- **SOURCE DATA**
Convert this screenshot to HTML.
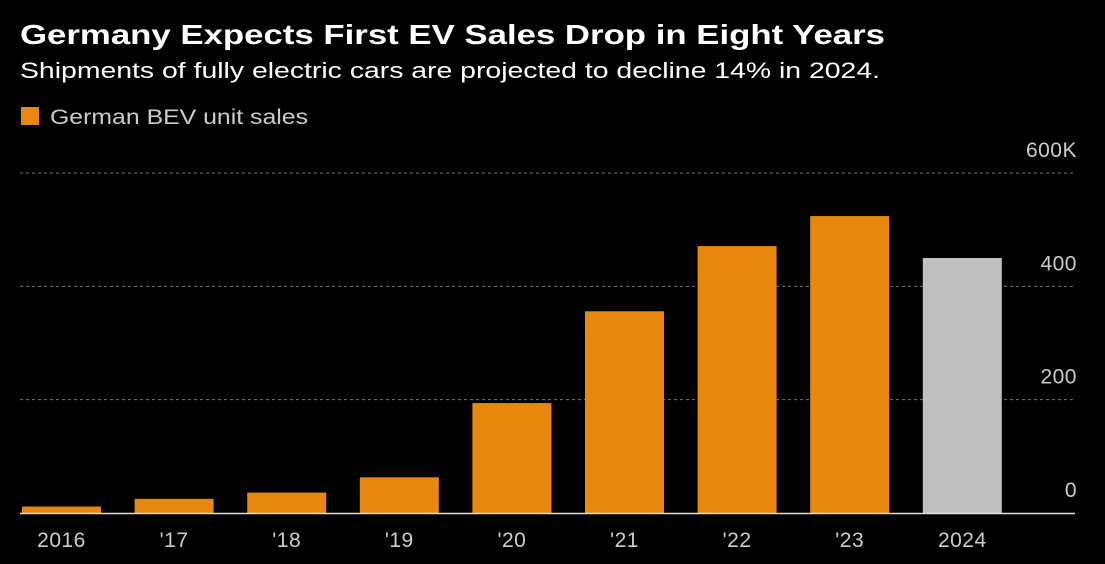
<!DOCTYPE html>
<html><head><meta charset="utf-8"><style>
body{margin:0;background:#000;width:1105px;height:564px;overflow:hidden;font-family:"Liberation Sans",sans-serif;color:#fff}
svg{position:absolute;left:0;top:0}
</style></head><body>
<svg width="1105" height="564">
<text x="20" y="44" font-size="28" font-weight="bold" fill="#fff" textLength="865" lengthAdjust="spacingAndGlyphs">Germany Expects First EV Sales Drop in Eight Years</text>
<text x="20" y="78" font-size="22" fill="#fff" textLength="860" lengthAdjust="spacingAndGlyphs">Shipments of fully electric cars are projected to decline 14% in 2024.</text>
<rect x="21" y="107" width="18" height="18" fill="#e8870e"/>
<text x="50" y="124" font-size="21" fill="#ccc" textLength="258" lengthAdjust="spacingAndGlyphs">German BEV unit sales</text>
<g id="grid"></g><g id="bars"></g><g id="labels"></g>
<line x1="20" x2="1075" y1="513.5" y2="513.5" stroke="#ddd" stroke-width="1.5"/>
</svg>
<script>
const categories=["2016","'17","'18","'19","'20","'21","'22","'23","2024"];
const sales=[11.4,25,36,63,194,356,471,524,450];
const projected=[false,false,false,false,false,false,false,false,true];
const ticks=[0,200,400,600];
const tickLabels=["0","200","400","600K"];
const NS="http://www.w3.org/2000/svg";
const y=v=>513-v*(340/600);
const x=i=>22+i*112.6;
const bw=79;
const g=document.getElementById('grid'),b=document.getElementById('bars'),l=document.getElementById('labels');
function mk(tag,attrs,parent){const e=document.createElementNS(NS,tag);for(const k in attrs)e.setAttribute(k,attrs[k]);parent.appendChild(e);return e;}
ticks.forEach((t,i)=>{
 if(t>0){const ln=mk('line',{x1:20,x2:1075,y1:y(t),y2:y(t),stroke:'#777','stroke-dasharray':'3,3'},g);
 
 }
 const tx=mk('text',{x:1077,y:y(t)-16,'font-size':21,fill:'#ccc','text-anchor':'end','letter-spacing':'0.5'},l);
 tx.textContent=tickLabels[i];
 
 
});
categories.forEach((c,i)=>{
 const r=mk('rect',{x:x(i),y:y(sales[i]),width:bw,height:513-y(sales[i]),fill:projected[i]?'#c0c0c0':'#e8870e'},b);
 
 
 const tx=mk('text',{x:x(i)+bw/2,y:547,'font-size':21,fill:'#ccc','text-anchor':'middle','letter-spacing':'0.5'},l);
 tx.textContent=c;
 
 
});
</script>
</body></html>
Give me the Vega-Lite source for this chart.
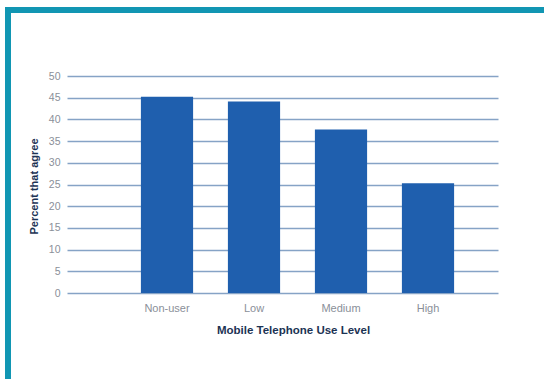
{
  "$schema": "https://vega.github.io/schema/vega-lite/v6.json",
  "width": 536,
  "height": 369,
  "autosize": "none",
  "padding": {"left": 8, "top": 10, "right": 0, "bottom": 0},
  "background": "white",
  "data": {
    "values": [
      {"level": "Non-user", "percent": 45.2},
      {"level": "Low", "percent": 44.1},
      {"level": "Medium", "percent": 37.7},
      {"level": "High", "percent": 25.3}
    ]
  },
  "mark": {"type": "bar", "color": "#1f5fae"},
  "encoding": {
    "x": {
      "field": "level",
      "type": "nominal",
      "sort": ["Non-user", "Low", "Medium", "High"],
      "scale": {"range": [115.5, 463.5], "paddingInner": 0.4, "paddingOuter": 0.2},
      "axis": {
        "title": "Mobile Telephone Use Level",
        "orient": "bottom",
        "offset": -86,
        "domain": false,
        "ticks": false,
        "tickSize": 0,
        "labelPadding": 9,
        "labelAngle": 0,
        "labelFont": "Liberation Sans",
        "labelFontSize": 11,
        "labelColor": "#8a8f99",
        "titleFont": "Liberation Sans",
        "titleFontSize": 11.5,
        "titleFontWeight": "bold",
        "titleColor": "#1c3354",
        "titlePadding": 11,
        "titleX": 285
      }
    },
    "y": {
      "field": "percent",
      "type": "quantitative",
      "scale": {"domain": [0, 50], "range": [283, 66], "nice": false, "zero": true},
      "axis": {
        "title": "Percent that agree",
        "orient": "left",
        "offset": -490,
        "values": [0, 5, 10, 15, 20, 25, 30, 35, 40, 45, 50],
        "grid": false,
        "domain": false,
        "ticks": true,
        "tickSize": 431,
        "tickWidth": 1.5,
        "tickColor": "#86a3c6",
        "labelPadding": 7,
        "labelFont": "Liberation Sans",
        "labelFontSize": 10.5,
        "labelColor": "#8a8f99",
        "titleFont": "Liberation Sans",
        "titleFontSize": 11,
        "titleFontWeight": "bold",
        "titleColor": "#1c3354",
        "titleX": -459,
        "titleY": 176
      }
    }
  },
  "config": {
    "view": {
      "stroke": "#1196b3",
      "strokeWidth": 6,
      "strokeDash": [536, 905, 369],
      "strokeCap": "square"
    }
  }
}
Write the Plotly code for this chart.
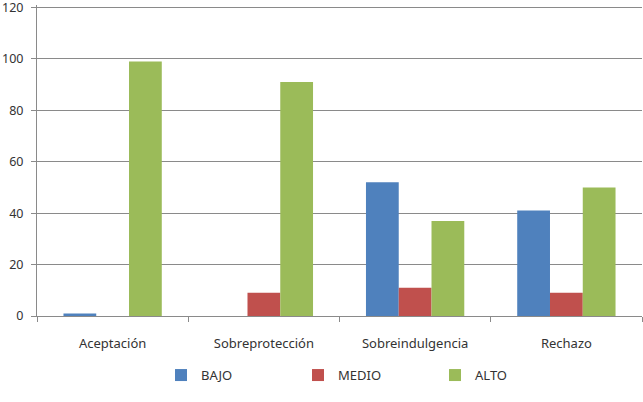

- **WHAT TO DO**
Leave the pictures out and print the records above exactly as they stand.

- **REPLY**
Convert this screenshot to HTML.
<!DOCTYPE html>
<html><head><meta charset="utf-8"><style>
body{margin:0;background:#000;width:1105px;height:564px;overflow:hidden;font-family:"Liberation Sans",sans-serif;color:#fff}
svg{position:absolute;left:0;top:0}
</style></head><body>
<svg width="1105" height="564">
<text x="20" y="44" font-size="28" font-weight="bold" fill="#fff" textLength="865" lengthAdjust="spacingAndGlyphs">Germany Expects First EV Sales Drop in Eight Years</text>
<text x="20" y="78" font-size="22" fill="#fff" textLength="860" lengthAdjust="spacingAndGlyphs">Shipments of fully electric cars are projected to decline 14% in 2024.</text>
<rect x="21" y="107" width="18" height="18" fill="#e8870e"/>
<text x="50" y="124" font-size="21" fill="#ccc" textLength="258" lengthAdjust="spacingAndGlyphs">German BEV unit sales</text>
<g id="grid"></g><g id="bars"></g><g id="labels"></g>
<line x1="20" x2="1075" y1="513.5" y2="513.5" stroke="#ddd" stroke-width="1.5"/>
</svg>
<script>
const categories=["2016","'17","'18","'19","'20","'21","'22","'23","2024"];
const sales=[11.4,25,36,63,194,356,471,524,450];
const projected=[false,false,false,false,false,false,false,false,true];
const ticks=[0,200,400,600];
const tickLabels=["0","200","400","600K"];
const NS="http://www.w3.org/2000/svg";
const y=v=>513-v*(340/600);
const x=i=>22+i*112.6;
const bw=79;
const g=document.getElementById('grid'),b=document.getElementById('bars'),l=document.getElementById('labels');
function mk(tag,attrs,parent){const e=document.createElementNS(NS,tag);for(const k in attrs)e.setAttribute(k,attrs[k]);parent.appendChild(e);return e;}
ticks.forEach((t,i)=>{
 if(t>0){const ln=mk('line',{x1:20,x2:1075,y1:y(t),y2:y(t),stroke:'#777','stroke-dasharray':'3,3'},g);
 
 }
 const tx=mk('text',{x:1077,y:y(t)-16,'font-size':21,fill:'#ccc','text-anchor':'end','letter-spacing':'0.5'},l);
 tx.textContent=tickLabels[i];
 
 
});
categories.forEach((c,i)=>{
 const r=mk('rect',{x:x(i),y:y(sales[i]),width:bw,height:513-y(sales[i]),fill:projected[i]?'#c0c0c0':'#e8870e'},b);
 
 
 const tx=mk('text',{x:x(i)+bw/2,y:547,'font-size':21,fill:'#ccc','text-anchor':'middle','letter-spacing':'0.5'},l);
 tx.textContent=c;
 
 
});
</script>
</body></html>
Give me the Vega-Lite source for this chart.
{
  "$schema": "https://vega.github.io/schema/vega-lite/v6.json",
  "width": 536,
  "height": 369,
  "autosize": "none",
  "padding": {"left": 8, "top": 10, "right": 0, "bottom": 0},
  "background": "white",
  "data": {
    "values": [
      {"level": "Non-user", "percent": 45.2},
      {"level": "Low", "percent": 44.1},
      {"level": "Medium", "percent": 37.7},
      {"level": "High", "percent": 25.3}
    ]
  },
  "mark": {"type": "bar", "color": "#1f5fae"},
  "encoding": {
    "x": {
      "field": "level",
      "type": "nominal",
      "sort": ["Non-user", "Low", "Medium", "High"],
      "scale": {"range": [115.5, 463.5], "paddingInner": 0.4, "paddingOuter": 0.2},
      "axis": {
        "title": "Mobile Telephone Use Level",
        "orient": "bottom",
        "offset": -86,
        "domain": false,
        "ticks": false,
        "tickSize": 0,
        "labelPadding": 9,
        "labelAngle": 0,
        "labelFont": "Liberation Sans",
        "labelFontSize": 11,
        "labelColor": "#8a8f99",
        "titleFont": "Liberation Sans",
        "titleFontSize": 11.5,
        "titleFontWeight": "bold",
        "titleColor": "#1c3354",
        "titlePadding": 11,
        "titleX": 285
      }
    },
    "y": {
      "field": "percent",
      "type": "quantitative",
      "scale": {"domain": [0, 50], "range": [283, 66], "nice": false, "zero": true},
      "axis": {
        "title": "Percent that agree",
        "orient": "left",
        "offset": -490,
        "values": [0, 5, 10, 15, 20, 25, 30, 35, 40, 45, 50],
        "grid": false,
        "domain": false,
        "ticks": true,
        "tickSize": 431,
        "tickWidth": 1.5,
        "tickColor": "#86a3c6",
        "labelPadding": 7,
        "labelFont": "Liberation Sans",
        "labelFontSize": 10.5,
        "labelColor": "#8a8f99",
        "titleFont": "Liberation Sans",
        "titleFontSize": 11,
        "titleFontWeight": "bold",
        "titleColor": "#1c3354",
        "titleX": -459,
        "titleY": 176
      }
    }
  },
  "config": {
    "view": {
      "stroke": "#1196b3",
      "strokeWidth": 6,
      "strokeDash": [536, 905, 369],
      "strokeCap": "square"
    }
  }
}
Write the Plotly code for this chart.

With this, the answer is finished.